Chinese consumers have not just burst into the middle class; they have embraced online retail more than just about any other country. Online retail accounted for around 10 per cent of overall sales at the end of 2014, with spending at almost half a trillion dollars during that year. This means that the Chinese online retail market is now larger than that of the US. It is forecast to rise to 13 to 14 per cent by the end of this year. By contrast, online retail accounts for around seven per cent of sales in Australia and around the same proportion in the United States.

Never before has it been so easy for Australian businesses of all sizes, across just about every industry, to reach new and expanding markets in China. I know that in my electorate of Tangney this historic deal with China will mean new market opportunities for the architects, software designers, teachers, accountants, financiers and universities.

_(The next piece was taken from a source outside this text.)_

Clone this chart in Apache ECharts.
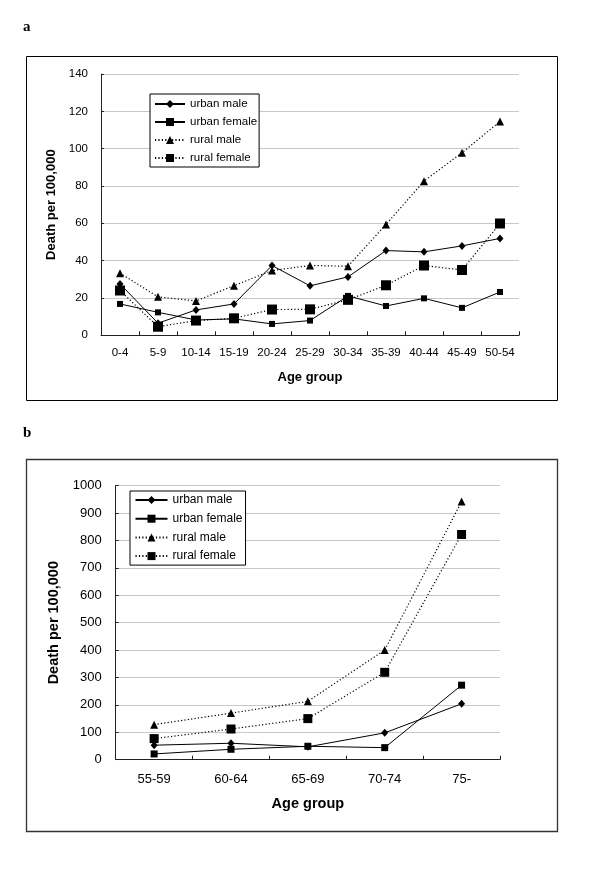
<!DOCTYPE html>
<html>
<head>
<meta charset="utf-8">
<script src="https://cdn.jsdelivr.net/npm/echarts@6/dist/echarts.min.js"></script>
<style>
html,body{margin:0;padding:0;background:#fff;}
#c{width:600px;height:871px;}
</style>
</head>
<body>
<div id="c"></div>
<script>
// ---- Data ----
var ageGroupsA = ['0-4','5-9','10-14','15-19','20-24','25-29','30-34','35-39','40-44','45-49','50-54'];
var urbanMaleA   = [27.5, 6.5, 13.6, 16.8, 37.4, 26.5, 31.3, 45.4, 44.7, 47.9, 51.9];
var urbanFemaleA = [16.8, 12.3, 8.2, 8.8, 6.1, 7.9, 21.1, 15.7, 19.8, 14.7, 23.2];
var ruralMaleA   = [33.3, 20.6, 18.4, 26.6, 34.7, 37.4, 37.0, 59.4, 82.6, 97.8, 114.6];
var ruralFemaleA = [24.0, 4.6, 7.9, 9.1, 13.8, 13.9, 19.0, 26.8, 37.4, 35.0, 59.9];

var ageGroupsB = ['55-59','60-64','65-69','70-74','75-'];
var urbanMaleB   = [53, 60, 47, 98, 204];
var urbanFemaleB = [21, 38, 49, 44, 272];
var ruralMaleB   = [128, 170, 213, 400, 942];
var ruralFemaleB = [77, 112, 150, 319, 822];

var seriesNames = ['urban male','urban female','rural male','rural female'];
var yTicksA = {min: 0, max: 140, interval: 20};
var yTicksB = {min: 0, max: 1000, interval: 100};

// ---- Chart ----
var FONT = 'Liberation Sans, Arial, sans-serif';
var chart = echarts.init(document.getElementById('c'), null, {renderer: 'canvas'});

function catAxis(gridIndex, data, fs, margin, nameSize, nameGap) {
  return {
    type: 'category', gridIndex: gridIndex, data: data, boundaryGap: true,
    name: 'Age group', nameLocation: 'middle', nameGap: nameGap,
    nameTextStyle: {fontFamily: FONT, fontWeight: 'bold', fontSize: nameSize, color: '#000'},
    axisLine: {show: true, lineStyle: {color: '#222', width: 1}},
    axisTick: {show: true, inside: true, length: 4, interval: 0, alignWithLabel: false, lineStyle: {color: '#222'}},
    axisLabel: {fontFamily: FONT, fontSize: fs, color: '#000', margin: margin, interval: 0},
    splitLine: {show: false}
  };
}
function valAxis(gridIndex, t, fs, margin, nameSize, nameGap) {
  return {
    type: 'value', gridIndex: gridIndex, min: t.min, max: t.max, interval: t.interval,
    name: 'Death per 100,000', nameLocation: 'middle', nameGap: nameGap, nameRotate: 90,
    nameTextStyle: {fontFamily: FONT, fontWeight: 'bold', fontSize: nameSize, color: '#000'},
    axisLine: {show: true, lineStyle: {color: '#222', width: 1}},
    axisTick: {show: true, inside: true, length: 3, lineStyle: {color: '#222'}},
    axisLabel: {fontFamily: FONT, fontSize: fs, color: '#000', margin: margin,
      formatter: function (v) { return String(v); }},
    splitLine: {show: true, lineStyle: {color: '#c8c8c8', width: 1}}
  };
}
function mkSeries(name, data, idx, symbol, size, dotted) {
  return {
    name: name, type: 'line', xAxisIndex: idx, yAxisIndex: idx, data: data,
    symbol: symbol, symbolSize: size, showSymbol: true, animation: false,
    itemStyle: {color: '#000', borderWidth: 0},
    lineStyle: {color: '#000', width: dotted ? 1.2 : 1, type: dotted ? [1.2, 2.2] : 'solid'},
    emphasis: {disabled: true}
  };
}
function legend(left, top, fs, itemWidth, gap, pad) {
  return {
    orient: 'vertical', left: left, top: top, data: seriesNames,
    itemWidth: itemWidth, itemHeight: 10, itemGap: gap, padding: pad,
    backgroundColor: '#fff', borderColor: '#000', borderWidth: 1, borderRadius: 0,
    textStyle: {fontFamily: FONT, fontSize: fs, color: '#000'},
    selectedMode: false
  };
}

var option = {
  backgroundColor: '#fff',
  animation: false,
  graphic: [
    {type: 'rect', shape: {x: 26.5, y: 56.5, width: 531, height: 344}, style: {fill: 'none', stroke: '#000', lineWidth: 1}, z: 0, silent: true},
    {type: 'rect', shape: {x: 26.5, y: 459.5, width: 531, height: 372}, style: {fill: 'none', stroke: '#333', lineWidth: 1.3}, z: 0, silent: true},
    {type: 'text', left: 23, top: 20, style: {text: 'a', font: 'bold 15px "Liberation Serif", "DejaVu Serif", serif', fill: '#000'}, silent: true},
    {type: 'text', left: 23, top: 426, style: {text: 'b', font: 'bold 15px "Liberation Serif", "DejaVu Serif", serif', fill: '#000'}, silent: true}
  ],
  grid: [
    {left: 101, top: 74, width: 418, height: 261.3, containLabel: false},
    {left: 115.7, top: 485.7, width: 384.3, height: 274, containLabel: false}
  ],
  xAxis: [
    catAxis(0, ageGroupsA, 11.5, 12, 13, 36),
    catAxis(1, ageGroupsB, 13, 13, 14.5, 37)
  ],
  yAxis: [
    valAxis(0, yTicksA, 11.5, 13, 13, 36),
    valAxis(1, yTicksB, 13, 14, 14.5, 52)
  ],
  legend: [
    legend(150, 94, 11.5, 30, 6, [4, 2, 3, 4]),
    legend(130, 491, 12, 32, 6.7, [3, 3, 3, 4.5])
  ],
  series: [
    mkSeries('urban male', urbanMaleA, 0, 'diamond', [7, 8], false),
    mkSeries('urban female', urbanFemaleA, 0, 'rect', 6, false),
    mkSeries('rural male', ruralMaleA, 0, 'triangle', 8, true),
    mkSeries('rural female', ruralFemaleA, 0, 'rect', 10, true),
    mkSeries('urban male', urbanMaleB, 1, 'diamond', [7, 8], false),
    mkSeries('urban female', urbanFemaleB, 1, 'rect', 7, false),
    mkSeries('rural male', ruralMaleB, 1, 'triangle', 8, true),
    mkSeries('rural female', ruralFemaleB, 1, 'rect', 9, true)
  ]
};
chart.setOption(option);
</script>
</body>
</html>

I know too that everyone, and not just our hardworking professionals, will benefit from lower prices resulting from the reduction or removal of many tariffs on everyday items. So this trade deal is absolutely consistent with what the coalition took to the election in 2013. It is the product of the coalition government honouring our commitment to the Australian public to deliver relief of cost-of-living pressures and to create new opportunities for economic growth.

The Labor Party would rather that we shrink the economic pie, close our doors and bury our heads to the world of the 21st century. The union campaign against the China-Australia Free Trade Agreement is a mixture of misinformation, confusion and xenophobia. But it does hide an uncomfortable truth: labour market protectionism encourages the exploitation of foreign workers. The ACTU argues that ChAFTA will 'shut out locals from jobs'. They point to three controversial provisions. The first is the elimination of labour market testing for Chinese workers in the 457 visa program. But, quite frankly, the requirement has always been a ticking-the-box waste of time. An independent review last year found that it was pointless and cumbersome. There is no evidence that unemployed Australians in any way benefit from this regulatory hurdle.

Another controversy relates to skills requirements. The unions say ChAFTA means that foreign tradies could come to Australia who do not meet Australian standards. But the skills requirements under ChAFTA are exactly the same as for most other countries we accept skilled workers from. ChAFTA just removes a discriminatory higher bar for Chinese workers. The higher bar still applies, I might add, to a small number of other developing countries.

The final controversy concerns major projects. A side memorandum to ChAFTA establishes a new type of labour agreement: 'investor facilitation agreements' that allow major infrastructure projects to bring in foreign workers. But we already have similar labour agreements. The essentials of the law have not changed. Claims that ChAFTA changes existing major project wage requirements are simply wrong. To the extent that there is exploitation in Australian immigration, it is because employers are able to use restrictive visa conditions—demanded by unions to protect Australian workers—as a stick to wield against foreign visa holders.

This is not the occasion for a history lesson, but we should never forget that the history of our two nations is long, rich and complex. We could not imagine modern Australia without China's contribution to our people, our culture, and our prosperity. And perhaps above all, in our darkest hour, when our foes were literally on our doorstep, when our cities were under direct military attack—then, at that tipping point in our history—China was our staunch, indefatigable ally.

I note that Labor will not pay heed to history but will be true to it—and theirs. For as Churchill once said:

Men occasionally stumble over the truth, but most of them pick themselves up and hurry off as if nothing ever happened.

The DEPUTY SPEAKER ( Mr Vasta ): It being 10 pm, the debate is adjourned.